* _Material provided_:
+++

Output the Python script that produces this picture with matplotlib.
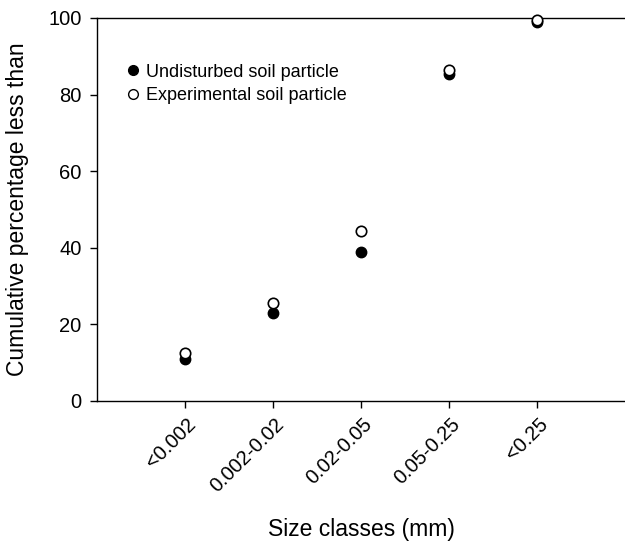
import matplotlib.pyplot as plt
import matplotlib.transforms as mtransforms
from matplotlib.lines import Line2D

plt.rcParams['font.family'] = ['Liberation Sans', 'DejaVu Sans']

size_classes = ["<0.002", "0.002-0.02", "0.02-0.05", "0.05-0.25", "<0.25"]
undisturbed = [11.0, 23.0, 39.0, 85.5, 99.0]
experimental = [12.5, 25.5, 44.5, 86.5, 99.5]

x = list(range(1, len(size_classes) + 1))

fig = plt.figure(figsize=(6.25, 5.44), dpi=100)
ax = fig.add_axes([97 / 625, 143 / 544, 1 - 97 / 625, 383 / 544])

ax.plot(x, undisturbed, "o", color="black", markersize=7.5, clip_on=False, zorder=3)
ax.plot(x, experimental, "o", markerfacecolor="white", markeredgecolor="black",
        markeredgewidth=1.2, markersize=7.5, clip_on=False, zorder=4)

ax.set_xlim(0, 6)
ax.set_ylim(0, 100)
ax.set_xticks(x)
ax.set_xticklabels(size_classes, rotation=45, ha="right", va="top",
                   rotation_mode="anchor", fontsize=14.5)
ax.set_yticks(range(0, 101, 20))
ax.tick_params(axis="y", labelsize=14.5, direction="out", length=5, width=1, pad=6)
ax.tick_params(axis="x", direction="out", length=5, width=1, pad=5)

# nudge the slanted category labels slightly to the right of their ticks
shift = mtransforms.ScaledTranslation(1 / 100, 0, fig.dpi_scale_trans)
for lbl in ax.get_xticklabels():
    lbl.set_transform(lbl.get_transform() + shift)

ax.spines["right"].set_visible(False)
for s in ["left", "top", "bottom"]:
    ax.spines[s].set_linewidth(1)

ax.set_xlabel("Size classes (mm)", fontsize=16.5)
ax.set_ylabel("Cumulative percentage less than", fontsize=16.5)
ax.xaxis.set_label_coords(0.5, -117 / 383)
ax.yaxis.set_label_coords(-68 / 528, 0.5)

handles = [
    Line2D([], [], marker="o", linestyle="none", color="black", markersize=7),
    Line2D([], [], marker="o", linestyle="none", markerfacecolor="white",
           markeredgecolor="black", markersize=7),
]
ax.legend(handles, ["Undisturbed soil particle", "Experimental soil particle"],
          loc="upper left", bbox_to_anchor=(0.035, 0.9), frameon=False,
          fontsize=13, handletextpad=0.2, labelspacing=0.35, handlelength=1.1,
          borderaxespad=0)

fig.savefig("out.png", dpi=100)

+++

* _Exercise directions_:
With all pictures left out, please transcribe exactly the lines from the start of the material through the line with "markeredgewidth=1.2, markersize=7.5, clip_on=False, zorder=4)".

* _Finished answer_:
Output the Python script that produces this picture with matplotlib.
import matplotlib.pyplot as plt
import matplotlib.transforms as mtransforms
from matplotlib.lines import Line2D

plt.rcParams['font.family'] = ['Liberation Sans', 'DejaVu Sans']

size_classes = ["<0.002", "0.002-0.02", "0.02-0.05", "0.05-0.25", "<0.25"]
undisturbed = [11.0, 23.0, 39.0, 85.5, 99.0]
experimental = [12.5, 25.5, 44.5, 86.5, 99.5]

x = list(range(1, len(size_classes) + 1))

fig = plt.figure(figsize=(6.25, 5.44), dpi=100)
ax = fig.add_axes([97 / 625, 143 / 544, 1 - 97 / 625, 383 / 544])

ax.plot(x, undisturbed, "o", color="black", markersize=7.5, clip_on=False, zorder=3)
ax.plot(x, experimental, "o", markerfacecolor="white", markeredgecolor="black",
        markeredgewidth=1.2, markersize=7.5, clip_on=False, zorder=4)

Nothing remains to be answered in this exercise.